In this video we will provide an overview of RBMs and autoencoders.

RBMs, or Restricted Boltzmann Machines, are shallow neural networks that only have two layers.

They are used to find patterns in data by reconstructing the input.

We say that they are "restricted" because neurons within the same layer are not connected.

RBMs were first created by Paul Smolensky in 1986, and they were further developed by

Geoffrey Hinton in 2002.

RBMs are useful in many applications like dimensionality reduction, feature extraction,

and collaborative filtering, just to name a few.

So let's take a closer look at the learning process of an RBM.

We mentioned that RBMs learn patterns and extract important features in data by reconstructing

the input.

So let's say that we provide an image as input to an RBM.

The pixels are processed by the input layer, which is also known as the visible layer.

The learning process consists of several forward and backward passes, where the RBM tries to

reconstruct the input data.

The weights of the neural net are adjusted in such a way that the RBM can find the relationships

among input features, and determine which features are relevant.

After training is complete, the net is able to reconstruct the input based on what it learned.

During this process, 3 major steps are repeated.

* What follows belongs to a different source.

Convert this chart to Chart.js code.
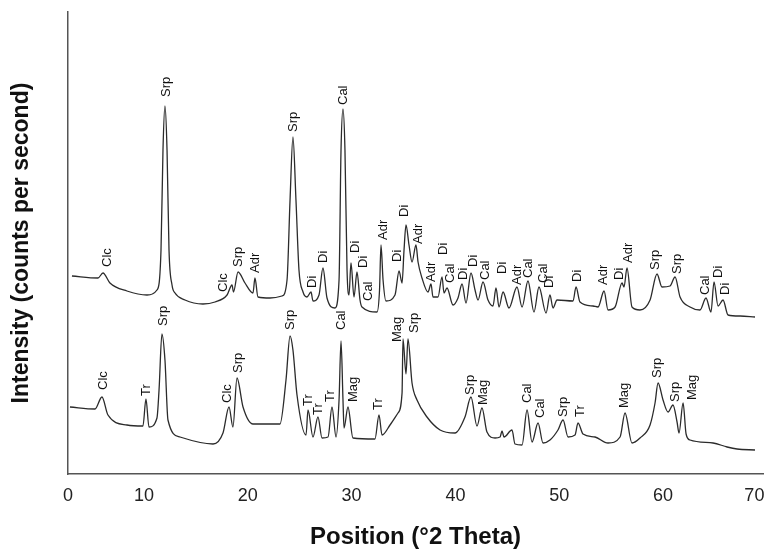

The first step is the forward pass.

In the forward pass, every input is combined with an individual weight and an overall bias.

The result goes to the hidden layer, whose neurons may or may not activate.

Then we get to step 2: the backward pass.

In the backward pass, the activated neurons in the hidden layer send the results back

to the visible layer, where the input will be reconstructed.

During this step, the data passed backwards is also combined with individual weights and

an overall bias.

Once the information gets to the visible layer, the input is reconstructed and the RBM performs

the third step.

Step 3 consists of assessing the quality of the reconstruction by comparing it to the

original data.

The RBM then calculates the error and adjusts the weights and bias in order to minimize it.

These 3 steps are repeated until the error is sufficiently low.

Let's touch on a few reasons why RBMs are such a great tool.

A big advantage is that RBMs excel when working with unlabeled data.

Most important real-world datasets are unlabeled, like videos, photos, and audio files, so RBMs

provide a lot of benefit in these types of unsupervised learning problems.

Another advantage is that during the learning process, the RBM extracts features from the

input, and it decides which features are relevant, and how to best combine them to form patterns.

Also, RBMs are generally more efficient at dimensionality reduction than principal component

analysis, which is a popular alternative.

As RBMs learn from the data, they actually encode their own structure.

This is why they're grouped into a larger family of models known as the autoencoders.

Autoencoders were first introduced in the 1980s by Geoffrey Hinton.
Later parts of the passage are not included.